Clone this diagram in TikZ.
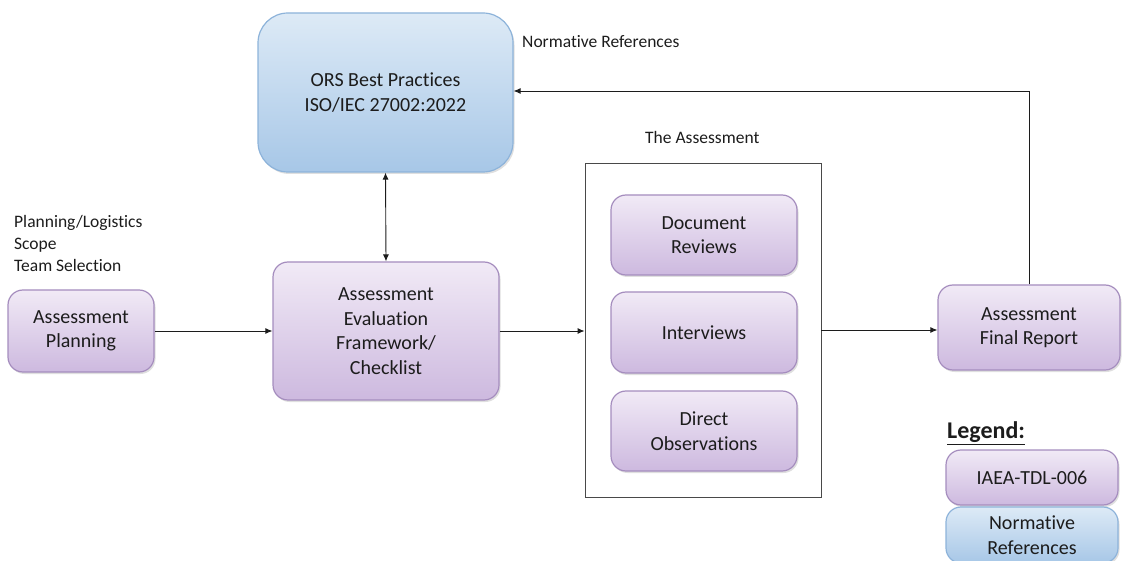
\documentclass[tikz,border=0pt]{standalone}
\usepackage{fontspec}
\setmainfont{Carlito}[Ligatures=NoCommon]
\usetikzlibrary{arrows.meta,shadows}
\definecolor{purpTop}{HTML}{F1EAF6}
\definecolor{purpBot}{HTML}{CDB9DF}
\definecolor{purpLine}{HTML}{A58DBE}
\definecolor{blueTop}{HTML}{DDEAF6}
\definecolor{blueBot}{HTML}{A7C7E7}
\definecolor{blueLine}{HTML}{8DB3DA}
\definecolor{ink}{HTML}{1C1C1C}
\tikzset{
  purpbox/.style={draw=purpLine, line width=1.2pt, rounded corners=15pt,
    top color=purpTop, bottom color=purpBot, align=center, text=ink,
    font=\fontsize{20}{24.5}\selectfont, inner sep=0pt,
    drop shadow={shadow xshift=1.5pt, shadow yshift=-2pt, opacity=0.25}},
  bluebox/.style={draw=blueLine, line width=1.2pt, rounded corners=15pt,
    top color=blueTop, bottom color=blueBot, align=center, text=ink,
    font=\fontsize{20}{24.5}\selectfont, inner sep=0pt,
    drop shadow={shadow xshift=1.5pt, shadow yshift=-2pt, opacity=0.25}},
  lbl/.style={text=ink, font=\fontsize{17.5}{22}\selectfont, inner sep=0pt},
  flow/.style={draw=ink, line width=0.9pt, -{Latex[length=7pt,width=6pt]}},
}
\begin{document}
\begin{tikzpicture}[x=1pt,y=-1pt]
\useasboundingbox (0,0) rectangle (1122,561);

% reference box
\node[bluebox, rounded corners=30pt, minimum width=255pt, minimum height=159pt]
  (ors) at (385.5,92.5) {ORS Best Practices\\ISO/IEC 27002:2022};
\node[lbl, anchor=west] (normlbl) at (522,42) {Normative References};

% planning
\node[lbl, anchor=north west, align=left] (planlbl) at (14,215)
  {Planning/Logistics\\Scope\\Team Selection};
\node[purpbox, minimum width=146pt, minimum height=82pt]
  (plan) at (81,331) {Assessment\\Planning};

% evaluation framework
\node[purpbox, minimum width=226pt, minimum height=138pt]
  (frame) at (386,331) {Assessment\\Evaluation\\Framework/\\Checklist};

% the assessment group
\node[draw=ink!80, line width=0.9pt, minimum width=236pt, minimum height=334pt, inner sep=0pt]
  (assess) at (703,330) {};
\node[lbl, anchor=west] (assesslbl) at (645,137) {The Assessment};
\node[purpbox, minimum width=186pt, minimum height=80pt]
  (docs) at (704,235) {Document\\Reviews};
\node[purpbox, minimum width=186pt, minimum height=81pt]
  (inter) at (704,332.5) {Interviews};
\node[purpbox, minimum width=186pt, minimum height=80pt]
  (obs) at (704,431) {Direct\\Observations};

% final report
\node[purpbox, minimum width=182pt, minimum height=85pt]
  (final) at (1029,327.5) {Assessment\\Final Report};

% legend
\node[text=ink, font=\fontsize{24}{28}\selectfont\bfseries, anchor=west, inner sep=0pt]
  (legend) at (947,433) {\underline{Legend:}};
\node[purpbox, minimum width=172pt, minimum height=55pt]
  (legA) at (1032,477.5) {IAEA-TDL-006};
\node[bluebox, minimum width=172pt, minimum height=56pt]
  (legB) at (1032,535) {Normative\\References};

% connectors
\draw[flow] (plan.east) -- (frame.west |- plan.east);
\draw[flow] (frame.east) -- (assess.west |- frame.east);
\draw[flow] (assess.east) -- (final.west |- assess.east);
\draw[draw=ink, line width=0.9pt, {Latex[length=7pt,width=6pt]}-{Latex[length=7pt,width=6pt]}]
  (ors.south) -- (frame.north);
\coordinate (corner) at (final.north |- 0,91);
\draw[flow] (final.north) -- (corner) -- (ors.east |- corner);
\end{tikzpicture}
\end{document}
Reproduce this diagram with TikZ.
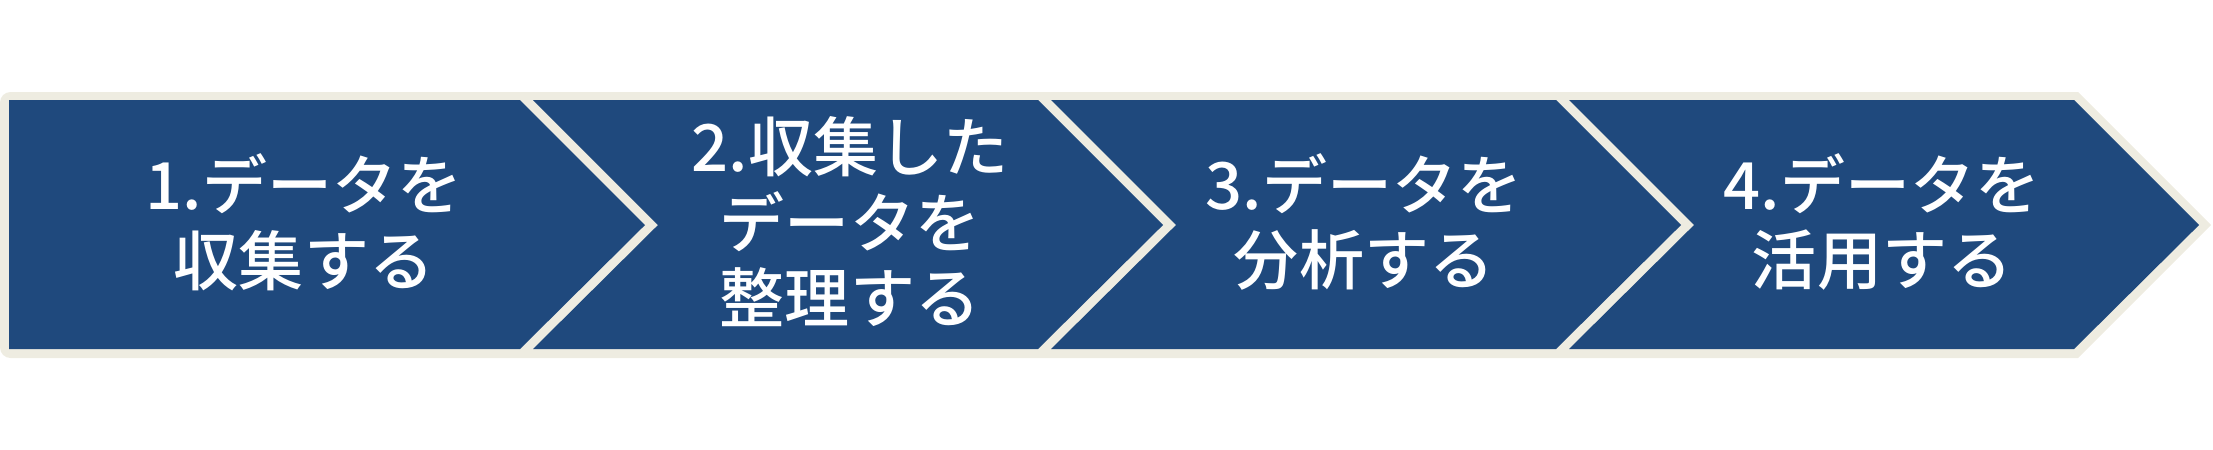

Requirements: Exclude the images, then output the data above word for word.

Correct result:
Clone this diagram in TikZ.
\documentclass[tikz,border=0pt]{standalone}
\usepackage{fontspec}
\setmainfont{Carlito}[Ligatures=NoCommon]
\usetikzlibrary{arrows.meta,shadows}
\definecolor{purpTop}{HTML}{F1EAF6}
\definecolor{purpBot}{HTML}{CDB9DF}
\definecolor{purpLine}{HTML}{A58DBE}
\definecolor{blueTop}{HTML}{DDEAF6}
\definecolor{blueBot}{HTML}{A7C7E7}
\definecolor{blueLine}{HTML}{8DB3DA}
\definecolor{ink}{HTML}{1C1C1C}
\tikzset{
  purpbox/.style={draw=purpLine, line width=1.2pt, rounded corners=15pt,
    top color=purpTop, bottom color=purpBot, align=center, text=ink,
    font=\fontsize{20}{24.5}\selectfont, inner sep=0pt,
    drop shadow={shadow xshift=1.5pt, shadow yshift=-2pt, opacity=0.25}},
  bluebox/.style={draw=blueLine, line width=1.2pt, rounded corners=15pt,
    top color=blueTop, bottom color=blueBot, align=center, text=ink,
    font=\fontsize{20}{24.5}\selectfont, inner sep=0pt,
    drop shadow={shadow xshift=1.5pt, shadow yshift=-2pt, opacity=0.25}},
  lbl/.style={text=ink, font=\fontsize{17.5}{22}\selectfont, inner sep=0pt},
  flow/.style={draw=ink, line width=0.9pt, -{Latex[length=7pt,width=6pt]}},
}
\begin{document}
\begin{tikzpicture}[x=1pt,y=-1pt]
\useasboundingbox (0,0) rectangle (1122,561);

% reference box
\node[bluebox, rounded corners=30pt, minimum width=255pt, minimum height=159pt]
  (ors) at (385.5,92.5) {ORS Best Practices\\ISO/IEC 27002:2022};
\node[lbl, anchor=west] (normlbl) at (522,42) {Normative References};

% planning
\node[lbl, anchor=north west, align=left] (planlbl) at (14,215)
  {Planning/Logistics\\Scope\\Team Selection};
\node[purpbox, minimum width=146pt, minimum height=82pt]
  (plan) at (81,331) {Assessment\\Planning};

% evaluation framework
\node[purpbox, minimum width=226pt, minimum height=138pt]
  (frame) at (386,331) {Assessment\\Evaluation\\Framework/\\Checklist};

% the assessment group
\node[draw=ink!80, line width=0.9pt, minimum width=236pt, minimum height=334pt, inner sep=0pt]
  (assess) at (703,330) {};
\node[lbl, anchor=west] (assesslbl) at (645,137) {The Assessment};
\node[purpbox, minimum width=186pt, minimum height=80pt]
  (docs) at (704,235) {Document\\Reviews};
\node[purpbox, minimum width=186pt, minimum height=81pt]
  (inter) at (704,332.5) {Interviews};
\node[purpbox, minimum width=186pt, minimum height=80pt]
  (obs) at (704,431) {Direct\\Observations};

% final report
\node[purpbox, minimum width=182pt, minimum height=85pt]
  (final) at (1029,327.5) {Assessment\\Final Report};

% legend
\node[text=ink, font=\fontsize{24}{28}\selectfont\bfseries, anchor=west, inner sep=0pt]
  (legend) at (947,433) {\underline{Legend:}};
\node[purpbox, minimum width=172pt, minimum height=55pt]
  (legA) at (1032,477.5) {IAEA-TDL-006};
\node[bluebox, minimum width=172pt, minimum height=56pt]
  (legB) at (1032,535) {Normative\\References};

% connectors
\draw[flow] (plan.east) -- (frame.west |- plan.east);
\draw[flow] (frame.east) -- (assess.west |- frame.east);
\draw[flow] (assess.east) -- (final.west |- assess.east);
\draw[draw=ink, line width=0.9pt, {Latex[length=7pt,width=6pt]}-{Latex[length=7pt,width=6pt]}]
  (ors.south) -- (frame.north);
\coordinate (corner) at (final.north |- 0,91);
\draw[flow] (final.north) -- (corner) -- (ors.east |- corner);
\end{tikzpicture}
\end{document}
Reproduce this diagram with TikZ.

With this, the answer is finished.